While the invention has been described in detail herein in accordance with certain preferred embodiments thereof, many modifications and changes therein may be effected by those skilled in the art. Accordingly, it is intended by the appended claims to cover all such modifications and changes as fall within the true spirit and scope of the invention.

Claims

1. A cooling device comprising:

a pair of heat pipes;

a thermally conductive bridging plate to which said heat pipes are attached in a fixed spaced-apart substantially parallel configuration, at least one of said heat pipes having a portion thereof which extends beyond said bridging plate; and

at least one flexible flap thermal conductor attached to at least one of said heat pipes on a single edge of said flap and at a position along said extending heat pipe portion.

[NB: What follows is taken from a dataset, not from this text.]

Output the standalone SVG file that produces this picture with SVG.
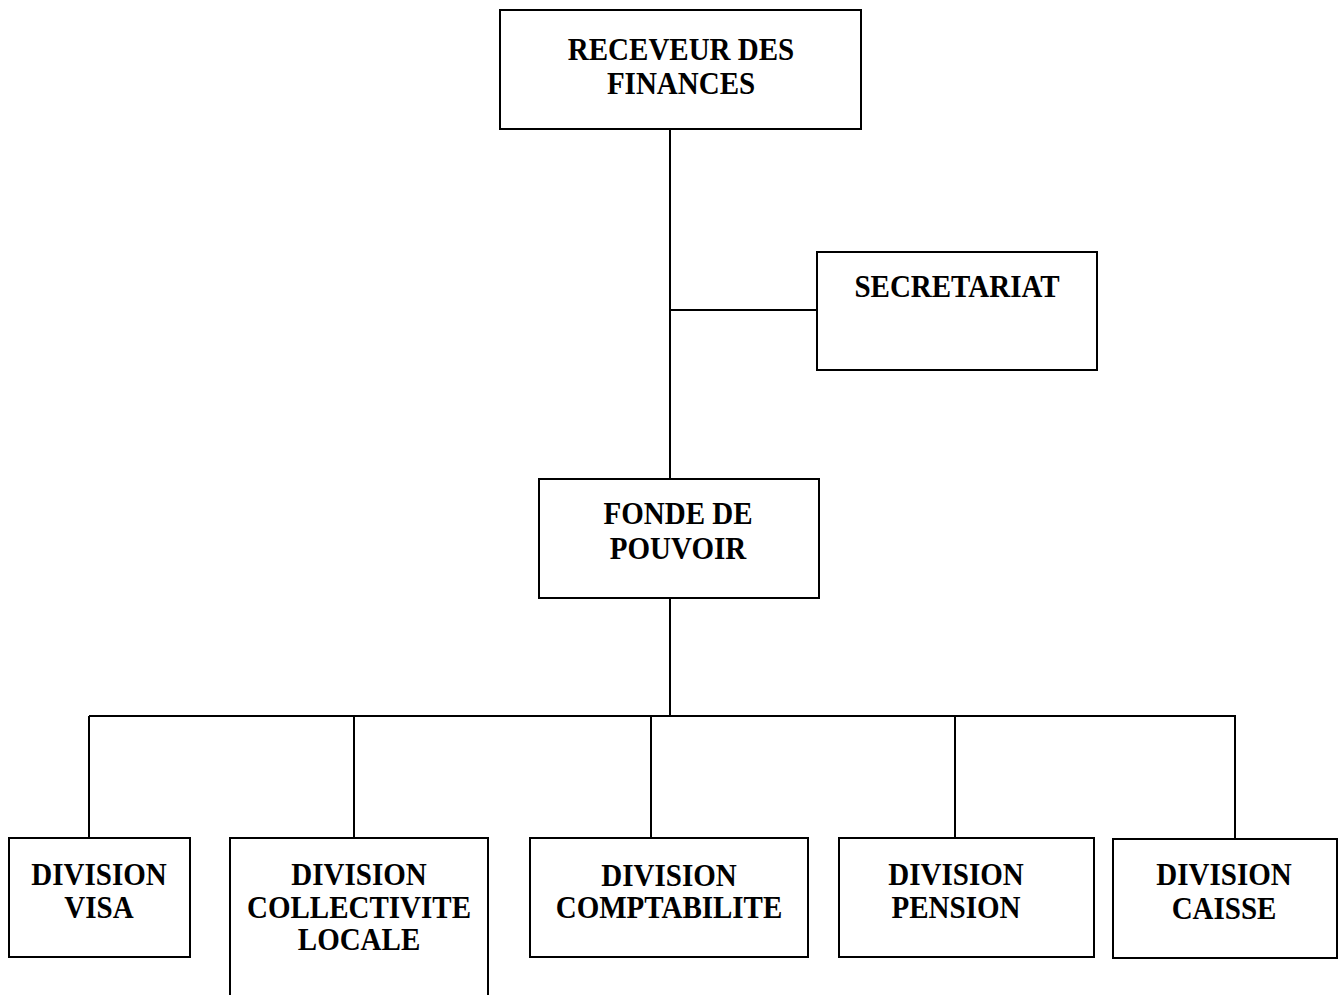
<svg xmlns="http://www.w3.org/2000/svg" width="1343" height="995" viewBox="0 0 1343 995">
<style>
.box{fill:#fff;stroke:#000;stroke-width:2}
.ln{fill:none;stroke:#000;stroke-width:2}
text{font-family:"Liberation Serif","Times New Roman",serif;font-weight:bold;font-size:29px;text-anchor:middle;fill:#000}
</style>
<rect width="1343" height="995" fill="#fff"/>
<g id="connectors">
<path class="ln" d="M670,129 V479 M670,310 H817 M670,598 V716 M89,716 H1236 M89,716 V838 M354,716 V838 M651,716 V838 M955,716 V838 M1235,716 V839"/>
</g>
<g id="receveur">
<rect class="box" x="500" y="10" width="361" height="119"/>
<g transform="translate(681,60) scale(1,1.08)"><text y="0">RECEVEUR DES</text><text y="31.5">FINANCES</text></g>
</g>
<g id="secretariat">
<rect class="box" x="817" y="252" width="280" height="118"/>
<g transform="translate(957,297) scale(1,1.08)"><text y="0">SECRETARIAT</text></g>
</g>
<g id="fonde">
<rect class="box" x="539" y="479" width="280" height="119"/>
<g transform="translate(678,524) scale(1,1.08)"><text y="0">FONDE DE</text><text y="32.4">POUVOIR</text></g>
</g>
<g id="visa">
<rect class="box" x="9" y="838" width="181" height="119"/>
<g transform="translate(99,885) scale(1,1.08)"><text y="0">DIVISION</text><text y="30.6">VISA</text></g>
</g>
<g id="collectivite">
<path class="ln" d="M230,996 V838 H488 V996"/>
<g transform="translate(359,885) scale(1,1.08)"><text y="0">DIVISION</text><text y="30.6">COLLECTIVITE</text><text y="60.2">LOCALE</text></g>
</g>
<g id="comptabilite">
<rect class="box" x="530" y="838" width="278" height="119"/>
<g transform="translate(669,886) scale(1,1.08)"><text y="0">DIVISION</text><text y="29.6">COMPTABILITE</text></g>
</g>
<g id="pension">
<rect class="box" x="839" y="838" width="255" height="119"/>
<g transform="translate(956,885) scale(1,1.08)"><text y="0">DIVISION</text><text y="30.6">PENSION</text></g>
</g>
<g id="caisse">
<rect class="box" x="1113" y="839" width="224" height="119"/>
<g transform="translate(1224,885) scale(1,1.08)"><text y="0">DIVISION</text><text y="31.5">CAISSE</text></g>
</g>
</svg>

2. The device of claim 1 further including a liquid cold plate to which said heat pipes are affixed.

3. The device of claim 1 in which there are two flexible flap thermal conductors.

4. The device of claim 3 further including at least one spreader plate which is in thermal contact with said flaps without compromising their flexibility.

5. The device of claim 4 of which said spreader plate is in thermal contact with at least one of said heat pipes.

6. The device of claim 1 in which said bridging plate comprises material selected from the group consisting of copper and aluminum.

7. The device of claim 1 in which said at least one flexible flap thermal conductor comprises a material selected from the group consisting of copper and aluminum.

8. The cooling device of claim 1 further including pedestals attached at ends of said heat pipes which are located distally from said flexible flap thermal conductors.